Some of its frescoed chapels are much better preserved than others – Giotto's murals featuring John the Baptist in the Cappella Peruzzi (1310–20) are in particularly poor condition. Those painted between 1320 and 1328 in the Cappella Bardi depicting scenes from the life of St Francis have fared better. Giotto's assistant and most loyal pupil, Taddeo Gaddi, frescoed the neighbouring Cappella Majeure (currently being restored) and nearby Cappella Baroncelli (1328–38); the latter takes as its subject the life of the Virgin.
Taddeo's son Agnolo painted the Cappella Castellani (1385), with frescoes depicting the life of St Nicholas, and was also responsible for the frescoes above the altar.
From the transept chapels a doorway designed by Michelozzo leads into a corridor, off which is the Sagrestia (Sacristy), an enchanting 14th-century room with Taddeo Gaddi's fresco of the Crucifixion. On the left as you enter, look for the late-15th-century glazed terracotta bust of Christ by Andrea della Robbia, all too often overshadowed by the large painted wooden cross (c 1288) by Cimabue suspended from the wooden ceiling. One of many priceless artworks to be damaged in the 1966 floods that inundated Santa Croce in more than 4m of water, the crucifix took 10 years to restore and has since become a symbol of the catastrophe that struck the city and its subsequent comeback.

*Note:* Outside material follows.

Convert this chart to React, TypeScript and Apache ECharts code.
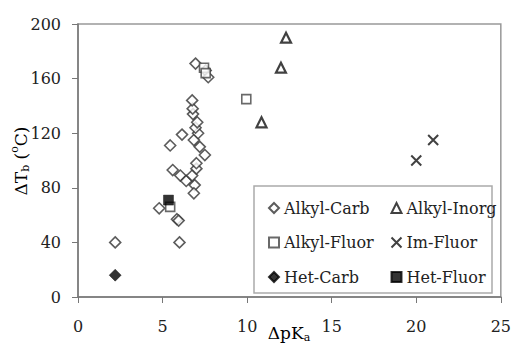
import React, { useEffect, useRef } from "react";
import * as echarts from "echarts";

const xTicks = { min: 0, max: 25, interval: 5 };
const yTicks = { min: 0, max: 200, interval: 40 };

const alkylCarb: number[][] = [
  [2.2, 40], [4.8, 65], [5.85, 57], [5.95, 56], [6.0, 40], [5.6, 93], [6.05, 89],
  [6.4, 85], [6.75, 89], [6.9, 82], [6.85, 76], [7.0, 94], [7.0, 98], [7.5, 104],
  [7.2, 110], [6.85, 115], [7.1, 120], [6.95, 124], [7.05, 128], [5.45, 111],
  [6.15, 119], [6.8, 134], [6.78, 138], [6.75, 144], [6.95, 171], [7.55, 166], [7.7, 161],
];
const alkylInorg: number[][] = [[10.85, 128], [12.0, 168], [12.3, 190]];
const alkylFluor: number[][] = [[5.45, 66], [9.95, 145], [7.45, 168], [7.55, 164]];
const imFluor: number[][] = [[20.0, 100], [21.0, 115]];
const hetCarb: number[][] = [[2.2, 16]];
const hetFluor: number[][] = [[5.35, 71]];

const FONT = "DejaVu Serif";
const CROSS = "path://M0,0 L10,10 M10,0 L0,10";

export default function App() {
  const ref = useRef<HTMLDivElement>(null);
  useEffect(() => {
    if (!ref.current) return;
    const chart = echarts.init(ref.current, undefined, { renderer: "svg" });
    const legendText = { fontFamily: FONT, fontSize: 16, color: "#222", lineHeight: 20 };
    const axisCommon = {
      axisLine: { show: true, onZero: false, lineStyle: { color: "#777", width: 1.5 } },
      axisTick: { show: true, length: 6, lineStyle: { color: "#777", width: 1 } },
      splitLine: { show: false },
    };
    chart.setOption({
      animation: false,
      backgroundColor: "#fff",
      textStyle: { fontFamily: FONT },
      grid: {
        left: 78, right: 12, top: 24, bottom: 47,
        show: true, borderColor: "#999", borderWidth: 1.5, backgroundColor: "transparent",
      },
      xAxis: {
        type: "value", ...xTicks, ...axisCommon,
        axisLabel: { fontFamily: FONT, fontSize: 16, color: "#222", margin: 21 },
      },
      yAxis: {
        type: "value", ...yTicks, ...axisCommon,
        axisLabel: { fontFamily: FONT, fontSize: 16, color: "#222", margin: 17 },
      },
      legend: [
        {
          orient: "vertical", left: 263, top: 193, itemGap: 14.5,
          itemWidth: 10, itemHeight: 10,
          textStyle: legendText,
          data: ["Alkyl-Carb", "Alkyl-Fluor", "Het-Carb"],
        },
        {
          orient: "vertical", left: 384, top: 193, itemGap: 14.5,
          itemWidth: 10, itemHeight: 10,
          textStyle: legendText,
          data: ["Alkyl-Inorg", "Im-Fluor", "Het-Fluor"],
        },
      ],
      graphic: [
        {
          type: "rect", z: -1, silent: true,
          shape: { x: 254, y: 186, width: 238, height: 107 },
          style: { fill: "#fff", stroke: "#aaa", lineWidth: 1.5 },
        },
        {
          type: "text", x: 18, y: 161, rotation: Math.PI / 2,
          style: {
            text: "{n|ΔT}{s|b}{n| (}{u|o}{n|C)}",
            align: "center", verticalAlign: "middle",
            rich: {
              n: { fontFamily: FONT, fontSize: 17, color: "#222", lineHeight: 22, verticalAlign: "bottom" },
              s: { fontFamily: FONT, fontSize: 11, color: "#222", lineHeight: 22, verticalAlign: "bottom", padding: [0, 0, -2, 0] },
              u: { fontFamily: FONT, fontSize: 11, color: "#222", lineHeight: 22, verticalAlign: "top", padding: [2, 0, 0, 0] },
            },
          },
        },
        {
          type: "text", x: 289, y: 331,
          style: {
            text: "{n|ΔpK}{s|a}",
            align: "center", verticalAlign: "middle",
            rich: {
              n: { fontFamily: FONT, fontSize: 17, color: "#222", lineHeight: 20, verticalAlign: "bottom" },
              s: { fontFamily: FONT, fontSize: 11, color: "#222", lineHeight: 20, verticalAlign: "bottom", padding: [0, 0, -2, 0] },
            },
          },
        },
      ],
      series: [
        {
          name: "Alkyl-Carb", type: "scatter", data: alkylCarb, symbol: "diamond", symbolSize: 11,
          itemStyle: { color: "#fff", borderColor: "#333", borderWidth: 1.6 },
        },
        {
          name: "Alkyl-Inorg", type: "scatter", data: alkylInorg, symbol: "triangle", symbolSize: 10,
          itemStyle: { color: "#fff", borderColor: "#111", borderWidth: 2.2 },
        },
        {
          name: "Alkyl-Fluor", type: "scatter", data: alkylFluor, symbol: "rect", symbolSize: 9,
          itemStyle: { color: "#fff", borderColor: "#444", borderWidth: 1.6 },
        },
        {
          name: "Im-Fluor", type: "scatter", data: imFluor, symbol: CROSS, symbolSize: 10,
          itemStyle: { color: "none", borderColor: "#111", borderWidth: 2 },
        },
        {
          name: "Het-Carb", type: "scatter", data: hetCarb, symbol: "diamond", symbolSize: 12,
          itemStyle: { color: "#000", borderColor: "#000", borderWidth: 0.5 },
        },
        {
          name: "Het-Fluor", type: "scatter", data: hetFluor, symbol: "rect", symbolSize: 10,
          itemStyle: { color: "#000", borderColor: "#000", borderWidth: 0.5 },
        },
      ],
    });
    return () => chart.dispose();
  }, []);
  return <div ref={ref} style={{ width: 514, height: 344, position: "absolute", left: 0, top: 0 }} />;
}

Through the next room, the church bookshop, you can access the Scuola del Cuoio, a leather school where you can see bags being fashioned and buy the finished products.
At the end of the corridor is a Medici chapel with a fine two-tone altarpiece in glazed terracotta by Andrea della Robbia. This was the original burial place of Galileo, from his death in 1642 until 1737 when arrangements were finally made for his reburial in the nave of the basilica. A small room to the left of the altar contains a bust of the scientist and a plaque marking the spot where his first tomb was.
Post-chapel, backtrack to the church and follow the 'Uscita' (exit) sign, opposite the main entrance, to access the basilica's two serene cloisters designed by Brunelleschi just before his death in 1446. His unfinished Cappella de' Pazzi, on the left at the end of the first cloister, is notable for its harmonious lines and restrained terracotta medallions of the Apostles by Luca della Robbia, and is a masterpiece of Renaissance architecture. It was built for, but never used by, the wealthy banking family destroyed in the 1478 Pazzi Conspiracy – when papal sympathisers sought to overthrow Lorenzo il Magnifico and the Medici dynasty.
Continue to the second cloister where a glass door leads into a gallery showcasing various artworks, climaxing with the cavernous Cenacolo (Refectory) where 150 Franciscan monks shared meals together in the 15th century, where warehouse goods were stored in the 20th century and where floodwaters hit a high of 5m in 1966. While Taddeo Gaddi's dazzling The Last Supper (1334–56) fresco fills the entire far wall, it is Georgio Vasari's magnificent The Last Supper (1546) that steals the show. Submerged in floodwater for at least 12 hours, the severely damaged oil painting was only returned to Santa Croce in 2016, following 50 years of restoration.